= Task =
Starting at the first line of the listing below, repeat each line exactly until the line containing "Chart.register(...registerables);", which you include. Leave out pictures.
Start of Data segment
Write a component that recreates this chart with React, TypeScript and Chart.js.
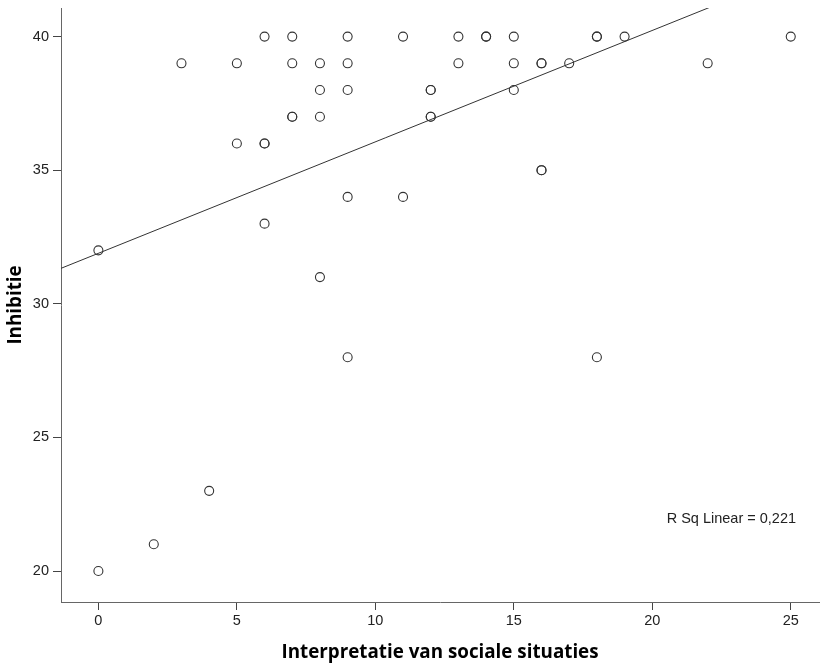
import React, { useEffect, useRef } from "react";
import { Chart, registerables } from "chart.js";

Chart.register(...registerables);

// Data (duplicates = overlapping, darker markers)
const interpretatie = [
  0, 0, 2, 3, 4, 5, 5, 6, 6, 6, 6, 7, 7, 7, 7, 8, 8, 8, 8, 9, 9, 9, 9, 9,
  11, 11, 12, 12, 12, 12, 13, 13, 14, 14, 15, 15, 15, 16, 16, 16, 16, 17,
  18, 18, 18, 19, 22, 25,
];
const inhibitie = [
  32, 20, 21, 39, 23, 39, 36, 40, 36, 36, 33, 40, 39, 37, 37, 39, 38, 37, 31,
  40, 39, 38, 34, 28, 40, 34, 38, 38, 37, 37, 40, 39, 40, 40, 40, 39, 38, 39,
  39, 35, 35, 39, 40, 40, 28, 40, 39, 40,
];

const xTicks = [0, 5, 10, 15, 20, 25];
const yTicks = [20, 25, 30, 35, 40];
const xMin = -1.35;
const xMax = 26.02;
const yMin = 18.84;
const yMax = 41.07;

// Linear fit (SPSS fit line)
const fitIntercept = 31.89;
const fitSlope = 0.417;
const rSqLabel = "R Sq Linear = 0,221";
const rSqAt = { x: 20.52, y: 21.95 };

const xTitle = "Interpretatie van sociale situaties";
const yTitle = "Inhibitie";

const tickFont = { family: "'Liberation Sans', Arial, sans-serif", size: 14.5 };
const titleFont = { family: "'Open Sans', sans-serif", size: 18.8, weight: "bold" as const };

export default function App() {
  const ref = useRef<HTMLCanvasElement | null>(null);

  useEffect(() => {
    if (!ref.current) return;
    const points = interpretatie.map((x, i) => ({ x, y: inhibitie[i] }));
    const fitLine = [xMin, xMax].map((x) => ({ x, y: fitIntercept + fitSlope * x }));

    const rSqPlugin = {
      id: "rsq",
      afterDatasetsDraw(chart: any) {
        const ctx = chart.ctx;
        const xs = chart.scales.x;
        const ys = chart.scales.y;
        ctx.save();
        ctx.font = `14.5px ${tickFont.family}`;
        ctx.fillStyle = "#222";
        ctx.textAlign = "left";
        ctx.textBaseline = "middle";
        ctx.fillText(rSqLabel, xs.getPixelForValue(rSqAt.x), ys.getPixelForValue(rSqAt.y));
        ctx.restore();
      },
    };

    const chart = new Chart(ref.current, {
      type: "scatter",
      data: {
        datasets: [
          {
            data: points,
            showLine: false,
            pointStyle: "circle",
            pointRadius: 4.5,
            pointBorderWidth: 1.1,
            borderColor: "#333",
            backgroundColor: "rgba(0,0,0,0)",
            pointBackgroundColor: "rgba(0,0,0,0)",
            pointBorderColor: "#333",
          },
          {
            data: fitLine,
            showLine: true,
            pointRadius: 0,
            borderColor: "#333",
            borderWidth: 1,
            fill: false,
          },
        ],
      },
      options: {
        animation: false,
        responsive: false,
        devicePixelRatio: 1,
        layout: { autoPadding: false, padding: { top: 8, right: 1, left: 0, bottom: 0 } },
        plugins: { legend: { display: false }, tooltip: { enabled: false } },
        scales: {
          x: {
            type: "linear",
            min: xMin,
            max: xMax,
            afterBuildTicks: (s: any) => {
              s.ticks = xTicks.map((v) => ({ value: v }));
            },
            afterFit: (s: any) => {
              s.height = 66;
              s.paddingLeft = 0;
              s.paddingRight = 0;
            },
            grid: {
              drawOnChartArea: false,
              drawTicks: true,
              tickLength: 8,
              tickColor: "#444",
              tickWidth: 1,
            },
            border: { display: true, color: "#666", width: 1 },
            ticks: { font: tickFont, color: "#222", padding: 2, maxRotation: 0 },
            title: {
              display: true,
              text: xTitle,
              font: titleFont,
              color: "#000",
              padding: { top: 0, bottom: 4 },
            },
          },
          y: {
            type: "linear",
            min: yMin,
            max: yMax,
            afterBuildTicks: (s: any) => {
              s.ticks = yTicks.map((v) => ({ value: v }));
            },
            afterFit: (s: any) => {
              s.width = 61;
              s.paddingTop = 0;
              s.paddingBottom = 0;
            },
            grid: {
              drawOnChartArea: false,
              drawTicks: true,
              tickLength: 8,
              tickColor: "#444",
              tickWidth: 1,
            },
            border: { display: true, color: "#666", width: 1 },
            ticks: { font: tickFont, color: "#222", padding: 4 },
            title: {
              display: true,
              text: yTitle,
              font: titleFont,
              color: "#000",
              padding: { top: 4.5, bottom: 0 },
            },
          },
        },
      },
      plugins: [rSqPlugin],
    });
    return () => chart.destroy();
  }, []);

  return (
    <div style={{ position: "fixed", left: 0, top: 0, width: 820, height: 668, background: "#fff" }}>
      <canvas ref={ref} width={820} height={668} />
    </div>
  );
}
End of Data segment
= Expected output =
Write a component that recreates this chart with React, TypeScript and Chart.js.
import React, { useEffect, useRef } from "react";
import { Chart, registerables } from "chart.js";

Chart.register(...registerables);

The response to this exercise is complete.